6. Consider the cloud

If you find that you are regularly running more servers than you need, or that your workloads fluctuate significantly in demand, you may be able to achieve a smaller carbon footprint by running your workloads in the cloud instead of using on-premises servers.

Not only do cloud data centers tend to use energy more efficiently than local hardware due to economies of scale, but they can also reallocate resources more efficiently in response to shifts in workload scale.

7. Keep your servers running

A green server is a server that remains in use for as long as possible before being decommissioned. To keep servers running longer, maintain and replace components (like disk drives and fans) that are likely to fail while other components remain usable. You don't need to throw out a server just because one of its disk drives died.
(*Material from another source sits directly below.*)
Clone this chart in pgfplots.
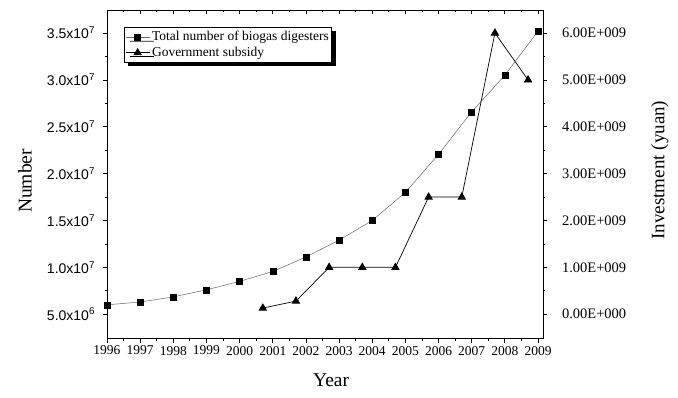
\documentclass[border=0pt]{standalone}
\usepackage{pgfplots}
\pgfplotsset{compat=1.18}
\usepackage{fontspec}
\setmainfont{Liberation Serif}
\setsansfont{Liberation Sans}
\usetikzlibrary{shadows}

\pgfplotsset{
  base/.style={
    scale only axis, width=436pt, height=328pt,
    at={(0pt,0pt)}, anchor=south west,
    xmin=1996, xmax=2009.15,
    axis line style={line width=0.9pt},
    major tick length=4.5pt, minor tick length=2.5pt,
    every tick/.style={line width=0.8pt, black},
    scaled x ticks=false, scaled y ticks=false,
    clip=false,
  },
}

\begin{document}
\begin{tikzpicture}
% left axis: number of digesters
\begin{axis}[base,
  ymin=2.46e6, ymax=3.746e7,
  tick align=outside,
  xtick={1996,1997,1998,1999,2000,2001,2002,2003,2004,2005,2006,2007,2008,2009},
  xticklabels={1996,1997,1998,1999,2000,2001,2002,2003,2004,2005,2006,2007,2008,2009},
  minor x tick num=1,
  xtick pos=left, ytick pos=left,
  ytick={5e6,1e7,1.5e7,2e7,2.5e7,3e7,3.5e7},
  yticklabels={5.0x10\textsuperscript{6},1.0x10\textsuperscript{7},1.5x10\textsuperscript{7},2.0x10\textsuperscript{7},2.5x10\textsuperscript{7},3.0x10\textsuperscript{7},3.5x10\textsuperscript{7}},
  minor y tick num=1,
  xticklabel style={font=\fontsize{13.5}{15}\selectfont},
  yticklabel style={font=\sffamily\fontsize{14}{16}\selectfont, xshift=-4pt},
  xlabel={Year}, ylabel={Number},
  xlabel style={font=\fontsize{19.5}{22}\selectfont, at={(axis description cs:0.514,-0.128)}, anchor=center},
  ylabel style={font=\fontsize{19.5}{22}\selectfont, at={(axis description cs:-0.188,0.479)}, anchor=center},
]
\addplot[color=black!60, line width=0.5pt, mark=square*, mark size=3pt,
  mark options={fill=black, draw=black, solid}] coordinates {
  (1996,6.0e6) (1997,6.3e6) (1998,6.85e6) (1999,7.6e6) (2000,8.5e6)
  (2001,9.56e6) (2002,1.11e7) (2003,1.29e7) (2004,1.50e7) (2005,1.80e7)
  (2006,2.206e7) (2007,2.66e7) (2008,3.05e7) (2009,3.52e7)};
\end{axis}
% right axis: government subsidy
\begin{axis}[base,
  ymin=-0.508e9, ymax=6.492e9,
  tick align=outside,
  xtick=\empty,
  ytick pos=right, yticklabel pos=right,
  ytick={0,1e9,2e9,3e9,4e9,5e9,6e9},
  yticklabels={0.00E+000,1.00E+009,2.00E+009,3.00E+009,4.00E+009,5.00E+009,6.00E+009},
  minor y tick num=1,
  yticklabel style={font=\fontsize{14.5}{16}\selectfont, xshift=11pt},
  ylabel={Investment (yuan)},
  ylabel style={font=\fontsize{19}{22}\selectfont, at={(axis description cs:1.268,0.512)}, anchor=center},
  legend cell align=left,
  legend image code/.code={\draw[mark repeat=2,mark phase=2,#1] plot coordinates {(0pt,0pt) (12pt,0pt) (24pt,0pt)};},
  legend style={at={(axis description cs:0.039,0.948)}, anchor=north west,
    draw=black, line width=0.6pt, fill=white,
    font=\fontsize{13.5}{15}\selectfont,
    inner xsep=1pt, inner ysep=2pt, row sep=1pt,
    drop shadow={shadow xshift=4pt, shadow yshift=-4pt, fill=black, opacity=1}},
]
\addlegendimage{color=black!60, line width=0.5pt, mark=square*, mark size=3pt, mark options={fill=black, draw=black, solid}}
\addlegendentry{Total number of biogas digesters}
\addplot[color=black, line width=0.7pt, mark=triangle*, mark size=4.2pt,
  mark options={fill=black, solid}] coordinates {
  (2000.7,0.13e9) (2001.7,0.28e9) (2002.7,1.0e9) (2003.7,1.0e9) (2004.7,1.0e9)
  (2005.7,2.5e9) (2006.7,2.5e9) (2007.7,6.0e9) (2008.7,5.0e9)};
\addlegendentry{Government subsidy}
\end{axis}
% top ticks pointing inward
\begin{axis}[base,
  ymin=0, ymax=1,
  tick align=inside,
  xtick={1996,1997,1998,1999,2000,2001,2002,2003,2004,2005,2006,2007,2008,2009},
  xticklabels={},
  minor x tick num=1,
  xtick pos=right,
  ytick=\empty,
]
\end{axis}
\path[use as bounding box] (-107pt,-59pt) rectangle (571pt,338pt);
\end{tikzpicture}
\end{document}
Keep in mind, too, that Moore's Law died a long time ago. Computing hardware is no longer increasing rapidly in power and efficiency every couple of years. As a result, you don't need to replace your servers every few years just to keep up. There is no reason why a properly maintained server can't remain operational for a decade or longer while remaining on a par performance-wise with newer hardware. 

8. Reuse your servers

Whether you no longer need on-premises servers because you've moved to the cloud or because the servers have simply reached their end-of-life, one of the worst things you can do from a climate perspective is throw them away. Instead, consider giving or selling them to an organization that will reuse them, such as exIT Technologies or ServerMonkey.

Conclusion: Factor in Sustainability Early On

Creating green servers is easier than it might seem. You don't need special hardware or special expertise; you just need to factor sustainability into the way you design, use and maintain your hardware.